La reacción estadounidense frente al contra-ataque ruso sobre Georgia puede conducir a que Moscú no se sume activamente a una nueva ronda de sanciones respecto al programa nuclear de Irán. Las autoridades en Teherán, a su vez, seguramente evaluarán los sucesos en el Cáucaso y su efecto en su vecindad. De hecho, el incremento del despliegue militar de Estados Unidos en el Golfo Pérsico (más submarinos nucleares y portaviones) durante los últimos días, las contradicciones entre Rusia, China y la Unión Europea frente a la cambiante situación en Medio Oriente y el resurgimiento de la hipótesis de un eventual ataque preventivo de Israel a Irán, bien podrían conducir a estimular al gobierno iraní a continuar con sus planes de enriquecimiento de uranio, que aunque muestra avances significativos no es alarmante. Los malos cálculos a varias bandas podrían llevar a que en los próximos meses, y antes de la asunción de un nuevo presidente en Estados Unidos, se pueda precipitar una crisis en el área; crisis que de algún modo estaría entrelazada con la delicada situación en el Cáucaso.

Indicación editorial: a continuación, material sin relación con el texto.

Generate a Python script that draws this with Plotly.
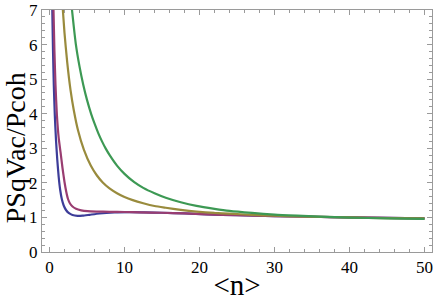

Por otro lado, la atención occidental en el Cáucaso, el resurgir ruso, así como la tentación de los halcones en Washington de castigar a Irán antes de dejar el poder, están opacando el principal foco de inestabilidad en el corazón de Asia: Pakistán. El continuo deterioro de la situación en ese país -la quinta potencia nuclear asiática después de Rusia, China, Israel e India- podría tener consecuencias imprevistas para la paz mundial.

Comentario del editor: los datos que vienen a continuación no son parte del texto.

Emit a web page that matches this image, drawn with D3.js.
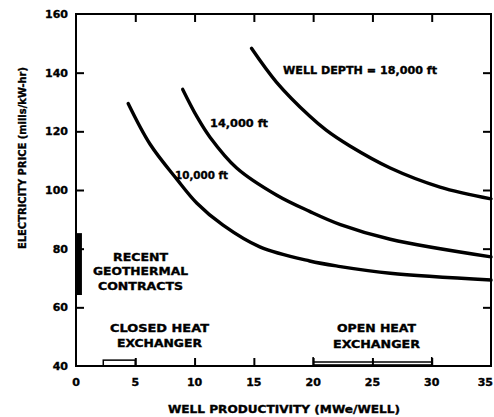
<!DOCTYPE html>
<html>
<head>
<meta charset="utf-8">
<script src="https://cdn.jsdelivr.net/npm/d3@7"></script>
<style>
  html, body { margin: 0; padding: 0; background: #fff; }
  svg { display: block; }
  text { font-family: "DejaVu Sans", sans-serif; font-weight: bold; fill: #000; stroke: #000; stroke-width: 0.35px; }
</style>
</head>
<body>
<svg id="chart" width="494" height="417"></svg>
<script>
// ---- data ----
const xTicks = [0, 5, 10, 15, 20, 25, 30, 35];
const yTicks = [40, 60, 80, 100, 120, 140, 160];

const depth18000X = [14.8, 16.9, 19.7, 21.1, 23.1, 26.5, 30.7, 35];
const depth18000Y = [148.3, 136.8, 125.2, 120.4, 115.0, 107.5, 101.0, 97.0];

const depth14000X = [9.0, 10.2, 11.3, 13.55, 16.9, 19.7, 22.3, 26.5, 35];
const depth14000Y = [134.3, 125.0, 118.0, 107.5, 98.3, 92.7, 88.2, 83.2, 77.2];

const depth10000X = [4.4, 6.25, 8.5, 10.2, 12.4, 15.5, 19.7, 22.3, 26.5, 35];
const depth10000Y = [129.5, 115.6, 103.7, 95.5, 88.0, 80.6, 75.8, 73.9, 71.6, 69.3];

const contractsX = [0, 0.5];
const contractsY = [64.2, 85.3];
const closedRange = [2.3, 5];
const closedTop = 42;
const openRange = [20, 30];

// ---- layout ----
const svg = d3.select("#chart");
const pL = 76, pR = 491, pT = 14, pB = 366;
const x = d3.scaleLinear().domain([0, 35]).range([pL, pR]);
const y = d3.scaleLinear().domain([40, 160]).range([pB, pT]);

// frame
svg.append("rect")
  .attr("x", pL).attr("y", pT)
  .attr("width", pR - pL).attr("height", pB - pT)
  .attr("fill", "none").attr("stroke", "#000").attr("stroke-width", 2);

const innerX = xTicks.filter(d => d > 0 && d < 35);
const innerY = yTicks.filter(d => d > 40 && d < 160);

function tickAxis(axis, transform) {
  const g = svg.append("g").attr("transform", transform).call(axis);
  g.select(".domain").remove();
  g.selectAll("line").attr("stroke", "#000").attr("stroke-width", 2);
  g.selectAll("text").remove();
}
tickAxis(d3.axisBottom(x).tickValues(innerX).tickSize(-8), `translate(0,${pB})`);
tickAxis(d3.axisTop(x).tickValues(innerX).tickSize(-8), `translate(0,${pT})`);
tickAxis(d3.axisLeft(y).tickValues(innerY).tickSize(-8), `translate(${pL},0)`);
tickAxis(d3.axisRight(y).tickValues(innerY).tickSize(-8), `translate(${pR},0)`);

// tick labels
svg.append("g").selectAll("text").data(yTicks).join("text")
  .attr("x", 68).attr("y", d => y(d) + 4)
  .attr("text-anchor", "end").attr("font-size", 11)
  .text(d => d);
svg.append("g").selectAll("text").data(xTicks).join("text")
  .attr("x", d => d === 35 ? 493 : x(d)).attr("y", 386)
  .attr("text-anchor", d => d === 35 ? "end" : "middle").attr("font-size", 11)
  .text(d => d);

function label(txt, cx, cy, width, size) {
  return svg.append("text")
    .attr("x", cx).attr("y", cy)
    .attr("text-anchor", "middle")
    .attr("font-size", size)
    .attr("textLength", width)
    .attr("lengthAdjust", "spacingAndGlyphs")
    .text(txt);
}
// axis titles
label("WELL PRODUCTIVITY (MWe/WELL)", 284, 413, 232, 10.5);
label("ELECTRICITY PRICE (mills/kW-hr)", -158, 26, 182, 10)
  .attr("transform", "rotate(-90)");

// curves
const line = d3.line().x(d => x(d[0])).y(d => y(d[1])).curve(d3.curveCatmullRom.alpha(0.5));
[[depth18000X, depth18000Y], [depth14000X, depth14000Y], [depth10000X, depth10000Y]]
  .forEach(([xs, ys]) => {
    svg.append("path")
      .datum(xs.map((v, i) => [v, ys[i]]))
      .attr("d", line)
      .attr("fill", "none").attr("stroke", "#000")
      .attr("stroke-width", 3.4).attr("stroke-linecap", "round");
  });

// curve labels
label("WELL DEPTH = 18,000 ft", 360, 74, 154, 10.5);
label("14,000 ft", 239, 127, 58, 10.5);
label("10,000 ft", 201.5, 179, 53, 10.5);

// recent contracts bar
svg.append("rect")
  .attr("x", x(contractsX[0])).attr("y", y(contractsY[1]))
  .attr("width", x(contractsX[1]) - x(contractsX[0]))
  .attr("height", y(contractsY[0]) - y(contractsY[1]))
  .attr("fill", "#000");

label("RECENT", 140.5, 261, 55, 10.5);
label("GEOTHERMAL", 140.5, 275, 95, 10.5);
label("CONTRACTS", 140.5, 290, 85, 10.5);

// closed heat exchanger range
svg.append("rect")
  .attr("x", x(closedRange[0])).attr("y", y(closedTop))
  .attr("width", x(closedRange[1]) - x(closedRange[0]))
  .attr("height", y(40) - y(closedTop))
  .attr("fill", "none").attr("stroke", "#000").attr("stroke-width", 1.5);
label("CLOSED HEAT", 159.5, 332, 99, 10.5);
label("EXCHANGER", 159.5, 347, 85, 10.5);

// open heat exchanger range
const og = svg.append("g").attr("stroke", "#000").attr("stroke-width", 1.5);
og.append("line").attr("x1", x(openRange[0])).attr("x2", x(openRange[1]))
  .attr("y1", 362).attr("y2", 362);
og.append("line").attr("x1", x(openRange[0])).attr("x2", x(openRange[1]))
  .attr("y1", 364.5).attr("y2", 364.5).attr("stroke-width", 0.8);
openRange.forEach(v => {
  og.append("line").attr("x1", x(v)).attr("x2", x(v)).attr("y1", 357).attr("y2", pB);
});
label("OPEN HEAT", 376.5, 332, 79, 10.5);
label("EXCHANGER", 376.5, 348, 87, 10.5);
</script>
</body>
</html>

Por último, en medio de la confrontación georgiano-rusa, Estados Unidos y Polonia apresuraron la firma de un acuerdo preliminar para instalar elementos del sistema global antimisiles en ese país. La localización de interceptores en territorio polaco y de un radar en la República Checa serán parte del escudo antimisiles impulsado por Washington; algo que Moscú rechaza enfáticamente. Este tema debe precisarse en un contexto estratégico más amplio: toda la carrera nuclear y militar durante la Guerra Fría se basó en la fabricación y despliegue de armas ofensivas. La convicción de que la respuesta del oponente a un primer ataque nuclear sería tan letal que hace impensable su uso era y es la esencia de la disuasión. Si Estados Unidos prosigue con la construcción de un arma defensiva inexpugnable, la disuasión dejará de tener sentido: sólo un actor internacional estará plenamente seguro y tendrá la capacidad de chantajear a cualquier adversario o amigo. Así, los incentivos para utilizar armamento nuclear antes de que el escudo antimisiles resulte operativo se incrementarán.
En esa dirección, las consecuencias de lo que acaba de ocurrir en Osetia del Sur superan la dimensión de lo que en este momento está en juego en el Cáucaso. Por ello, no sólo habrá que insistir que es inmoral atacar a poblaciones civiles desarmadas, sino que es un imperativo supremo iniciar un proceso de desarme global. De no hacerlo, el espectro de un holocausto nuclear ya no debe descartarse.